- Associated Press - Monday, August 26, 2019

CONCORD, N.H. (AP) - You might think it would be easy to move something that was designed to move, but in the case of Concord Coach No. 113 , you would be wrong.

Recently Peter James, Tom Prescott and Merwyn Bagan of the Abbot-Downing Historical Society spent a good chunk of a morning crawling under, walking around and measuring the red-and-yellow coach that has graced the front office of the Concord Monitor for 29 years, trying to figure out how to get the 2,500-pound carriage through the fire doors.

“Sixty-two inches,” said James, after measuring the width between the doors for the second time, or maybe it was the third.

Alas, his tape measure also revealed that the coach is more than 80 inches wide. This means its five-foot-tall wheels and both axles had to be removed and the gleaming body supported on a rolling cradle in order to be shifted out to a flatbed truck in the parking lot. Prescott and James spent a lot of time talking about removing king bolts, using ratchet straps, and whether 2-by-8’s were sturdy enough.
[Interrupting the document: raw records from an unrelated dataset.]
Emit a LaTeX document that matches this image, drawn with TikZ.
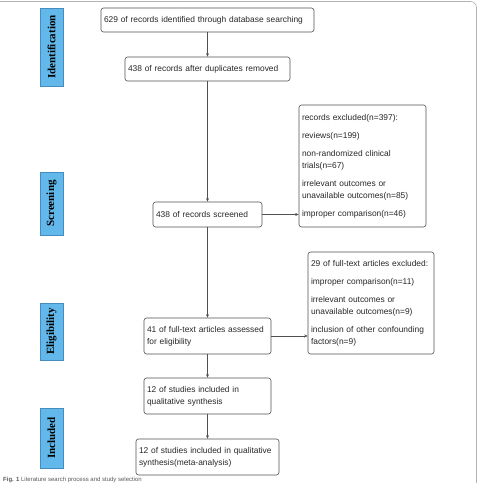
\documentclass[tikz,border=0pt]{standalone}
\usepackage{fontspec}
\setmainfont{Liberation Sans}
\newfontfamily\labelfont{Liberation Serif}
\usetikzlibrary{arrows.meta}
\definecolor{stagefill}{RGB}{98,184,234}
\definecolor{stageedge}{RGB}{70,140,190}
\definecolor{edgegray}{RGB}{80,80,80}
\tikzset{
  box/.style={draw=edgegray, line width=0.6pt, rounded corners=2.5pt, align=left, inner sep=3pt,
    font=\fontsize{8.4}{12}\selectfont, text=black!85},
  stage/.style={draw=stageedge, fill=stagefill, line width=0.6pt, rotate=90, inner sep=0pt,
    minimum height=23pt, font=\labelfont\bfseries\fontsize{11}{12}\selectfont},
  arr/.style={draw=edgegray, line width=0.6pt, -{Stealth[length=3.5pt,width=3pt]}},
}
\begin{document}
\begin{tikzpicture}[x=1pt,y=-1pt]
\useasboundingbox (0,0) rectangle (478,483);
% outer frame
\draw[gray!60, line width=0.6pt, rounded corners=6pt] (0,1.5) -- (476.5,1.5) -- (476.5,483);
% stage labels
\node[stage, minimum width=78pt] (sid) at (51.5,47) {Identification};
\node[stage, minimum width=63pt] (ssc) at (51.5,203.5) {Screening};
\node[stage, minimum width=57pt] (sel) at (51.5,331.5) {Eligibility};
\node[stage, minimum width=60pt] (sin) at (51.5,438) {Included};
% main boxes
\node[box, minimum width=213pt, text width=207pt, minimum height=24pt] (b1) at (207.5,20)
  {629 of records identified through database searching};
\node[box, minimum width=165pt, text width=159pt, minimum height=24pt] (b2) at (207.5,69)
  {438 of records after duplicates removed};
\node[box, minimum width=109pt, text width=103pt, minimum height=25pt] (b3) at (207.5,214.5)
  {438 of records screened};
\node[box, minimum width=127pt, text width=121pt, minimum height=36pt] (b4) at (207.5,336)
  {41 of full-text articles assessed\\for eligibility};
\node[box, minimum width=127pt, text width=121pt, minimum height=36pt] (b5) at (207.5,396)
  {12 of studies included in\\qualitative synthesis};
\node[box, minimum width=143pt, text width=137pt, minimum height=36pt] (b6) at (207.5,457)
  {12 of studies included in qualitative\\synthesis(meta-analysis)};
% exclusion boxes
\node[box, minimum width=127pt, text width=121pt, minimum height=122pt] (e1) at (362.5,166)
  {records excluded(n=397):\\[6pt]
   reviews(n=199)\\[6pt]
   non-randomized clinical\\trials(n=67)\\[6pt]
   irrelevant outcomes or\\unavailable outcomes(n=85)\\[6pt]
   improper comparison(n=46)};
\node[box, minimum width=126pt, text width=120pt, minimum height=102pt] (e2) at (371,303)
  {29 of full-text articles excluded:\\[6pt]
   improper comparison(n=11)\\[6pt]
   irrelevant outcomes or\\unavailable outcomes(n=9)\\[6pt]
   inclusion of other confounding\\factors(n=9)};
% connectors
\draw[arr] (b1.south) -- (b2.north);
\draw[arr] (b2.south) -- (b3.north);
\draw[arr] (b3.south) -- (b4.north);
\draw[arr] (b4.south) -- (b5.north);
\draw[arr] (b5.south) -- (b6.north);
\draw[arr] (b3.east) -- (e1.west |- b3.east);
\draw[arr] (b4.east) -- (e2.west |- b4.east);
% caption
\node[anchor=base west, inner sep=0pt, text=gray!70!black, font=\fontsize{6}{7}\selectfont] (cap) at (3,481)
  {\textbf{Fig. 1} Literature search process and study selection};
\end{tikzpicture}
\end{document}
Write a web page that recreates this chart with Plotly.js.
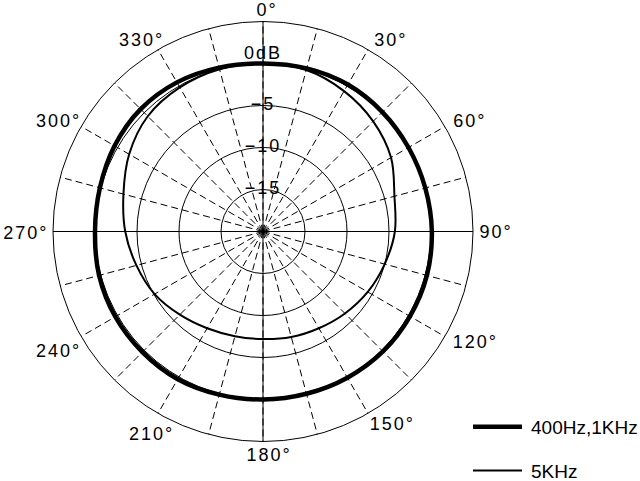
<!DOCTYPE html>
<html><head><meta charset="utf-8">
<script src="https://cdn.plot.ly/plotly-3.0.1.min.js"></script>
<style>
html,body{margin:0;padding:0;background:#fff;}
#chart{width:640px;height:481px;position:relative;}
.angularaxistick text{letter-spacing:2px;}
.textpoint text{letter-spacing:2px;}
</style></head><body><div id="chart"></div>
<script>
// angles in degrees (clockwise from top)
const angles = [0,15,30,45,60,75,90,105,120,135,150,165,180,195,210,225,240,255,270,285,300,315,330,345];
// response in dB
const lowFreq  = [0.0,0.1,0.2,0.1,0.0,0.0,0.1,0.2,0.2,0.2,0.1,0.0,0.0,0.1,0.3,0.3,0.3,0.2,0.0,0.1,0.4,0.6,0.5,0.2];
const highFreq = [0.0,-0.1,-0.7,-1.45,-2.4,-3.8,-4.3,-5.0,-5.6,-6.2,-6.7,-7.0,-7.2,-7.1,-6.7,-6.0,-5.1,-4.4,-3.6,-2.8,-1.6,-0.6,-0.2,0.0];
const seriesNames = ['400Hz,1KHz','5KHz'];
const angleTicks = [0,15,30,45,60,75,90,105,120,135,150,165,180,195,210,225,240,255,270,285,300,315,330,345];
const angleTickText = ['0°','','30°','','60°','','90°','','120°','','150°','','180°','','210°','','240°','','270°','','300°','','330°',''];
const levelTicks = [-15,-10,-5,0];
const levelLabels = ['−15','−10','−5','0dB'];
const levelLabelPos = ['middle center','middle center','middle center','top center'];
const rRange = [-20,5];
const axisAngles = [0,90];

const W = 640, H = 481;
const FONT = 'Liberation Sans, Arial, Helvetica, sans-serif';
const ITEMW = 53;
// small hand placement nudges of the angle labels (px), as in the original drawing
const LABEL_NUDGE = {0:[3,1],30:[12,7],60:[4,6],90:[0,0],120:[5,-9],150:[12,-9],180:[5,1],210:[4,1],240:[1,0],270:[0,1],300:[1,9],330:[-6,10]};

function closeLoop(arr, first){ return arr.concat([first]); }

const traces = [];
axisAngles.forEach(a => {
  traces.push({
    type:'scatterpolar', mode:'lines',
    r:[rRange[1], rRange[0], rRange[1]],
    theta:[a, a, a+180],
    line:{color:'#000', width:1},
    showlegend:false, hoverinfo:'skip'
  });
});
traces.push({
  type:'scatterpolar', mode:'lines', name:seriesNames[0], legendgroup:'a',
  r:closeLoop(lowFreq, lowFreq[0]), theta:closeLoop(angles, 360),
  line:{color:'#000', width:4.5, shape:'spline', smoothing:1}
});
traces.push({
  type:'scatterpolar', mode:'lines', name:seriesNames[1], legendgroup:'b',
  r:closeLoop(highFreq, highFreq[0]), theta:closeLoop(angles, 360),
  line:{color:'#000', width:2, shape:'spline', smoothing:1}
});
traces.push({
  type:'scatterpolar', mode:'text',
  r:levelTicks, theta:levelTicks.map(()=>0),
  text:levelLabels, textposition:levelLabelPos,
  textfont:{family:FONT, size:18, color:'#000'},
  showlegend:false, hoverinfo:'skip'
});

const cx0 = 53, cx1 = 473, cy0 = 21.5, cy1 = 441.5;
const layout = {
  width:W, height:H,
  margin:{l:0,r:0,t:0,b:0, autoexpand:false},
  paper_bgcolor:'#fff', plot_bgcolor:'#fff',
  font:{family:FONT, size:18, color:'#000'},
  hovermode:false,
  polar:{
    domain:{x:[cx0/W, cx1/W], y:[1-cy1/H, 1-cy0/H]},
    bgcolor:'#fff',
    angularaxis:{
      rotation:90, direction:'clockwise',
      tickmode:'array', tickvals:angleTicks, ticktext:angleTickText,
      ticks:'', showline:true, linecolor:'#000', linewidth:1,
      showgrid:true, gridcolor:'#000', gridwidth:1, griddash:'7px,4px',
      tickfont:{family:FONT, size:18, color:'#000'}
    },
    radialaxis:{
      range:rRange, tickmode:'array', tickvals:levelTicks,
      showticklabels:false, ticks:'', showline:false,
      showgrid:true, gridcolor:'#000', gridwidth:1
    }
  },
  showlegend:true,
  legend:{
    x:(491 - (ITEMW - 30))/W, xanchor:'left', y:1-408/H, yanchor:'top',
    itemwidth:ITEMW,
    font:{family:FONT, size:19, color:'#000'},
    tracegroupgap:16, bgcolor:'rgba(0,0,0,0)', borderwidth:0
  }
};

function finish(gd){
  const base = gd.getBoundingClientRect();
  // legend line samples: longer, ending just before the text
  gd.querySelectorAll('g.traces').forEach(t => {
    const txt = t.querySelector('text.legendtext');
    let tx = txt ? parseFloat(txt.getAttribute('x')) : NaN;
    if (isNaN(tx)) tx = ITEMW + 10;
    t.querySelectorAll('g.legendlines path').forEach(p => {
      p.setAttribute('d', 'M' + (tx - 9 - 49) + ',0h49');
    });
  });
  // angular labels: place just outside the outer circle
  const cx = (cx0 + cx1) / 2, cy = (cy0 + cy1) / 2, R = (cx1 - cx0) / 2, gap = 6.5;
  gd.querySelectorAll('.angularaxistick text').forEach(t => {
    if (t.dataset.moved) return;
    const ang = parseFloat(t.textContent);
    if (isNaN(ang)) return;
    const b = t.getBoundingClientRect();
    if (!b.width) return;
    const w = b.width - 2, h = b.height * 0.62;
    const a = ang * Math.PI / 180, s = Math.sin(a), c = -Math.cos(a);
    const d = R + gap + Math.abs(s) * w / 2 + Math.abs(c) * h / 2;
    const nudge = LABEL_NUDGE[ang] || [0,0];
    const tx = cx + s * d + nudge[0], ty = cy + c * d + nudge[1];
    const curx = b.left - base.left + (b.width - 2) / 2, cury = b.top - base.top + b.height / 2;
    const prev = t.getAttribute('transform') || '';
    t.setAttribute('transform', prev + ' translate(' + (tx - curx).toFixed(2) + ',' + (ty - cury).toFixed(2) + ')');
    t.dataset.moved = '1';
  });
}

Plotly.newPlot('chart', traces, layout, {staticPlot:true, displayModeBar:false}).then(gd => {
  finish(gd);
  gd.on('plotly_afterplot', () => finish(gd));
  setTimeout(() => finish(gd), 100);
  setTimeout(() => finish(gd), 400);
});
</script></body></html>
The discussion and planning culminated Wednesday when five men, having spent two days removing the undercarriage, slowly shifted the coach body out the paper’s front door.

The reason for all this activity is that the Abbot-Downing Historical Society has inherited - their word for it - the coach from the Monitor, which will eventually be selling the building at 1 Monitor Drive as it transitions to the new printing press nearby in Penacook.

This will be the fifth of the iconic stagecoaches built by J. Stephens Abbot and Lewis Downing owned by the historical group named for the Concord company. It will go into storage at the Hopkinton fairgrounds with others while the organization lines up a final home.

“Concord Coach No. 113 is staying in Concord and joining other Concord Coaches at the Abbot-Downing Historical Society. The Society’s stewardship of surviving Concord Coaches is a tremendous service to the community. Not only will they preserve the coach, they will also share it and their other coaches and historic memorabilia with the community through educational programs,” said Aaron Julien, president of Newspapers of New England Inc. “With the move of our presses to a much larger facility, it’s time to sell the building and we’re very happy that No. 113 is joining the rest of its family at the ADHS.”

Only about 150 of the thousands of Concord coaches built by the Abbot-Downing Co. still exist. Eighteen are known in New Hampshire, including seven in Concord itself.

The company, started by a wheelwright and a coachbuilder, began making stagecoaches in Concord in 1826 and eventually dominated the high-end trade for horse-pulled transportation. Concord coaches, each of which could cost around $2,500, or at least $40,000 in today’s money, were used to carry people, mail and supplies across the continent and throughout the region, doing the job that intercity buses and trucks do today.

The firm failed to make the 20th century transition to the horseless carriage but its memory lives on, not just in the name of the Abbot-Downing School but in the way that a coach is the city emblem.

No. 113 was built in 1866 and carried visitors from Center Harbor to the White Mountains and back. It could hold as many as nine people inside, who were crammed onto three bench seats so close together that two facing groups had to interweave their knees.

“The airlines didn’t invent coach seating,” is how James put it.

A Henniker resident, Ronald Daniels, found the coach in a barn in western Massachusetts and bought it in 1987, then oversaw its restoration - which includes doors painted with copies of Frank Shapleigh’s well-known painting of the Notch House in Crawford Notch. It was bought by the Monitor to celebrate the paper’s move in 1990 into the then-new building on the east side of Sewalls Falls.

It is built mostly of oak, and the coach body rests on a huge leather strap known as a thorough brace, the design of which was one of the secrets to Abbot-Downing’s success.

“It was harder to make, but much stronger,” said James.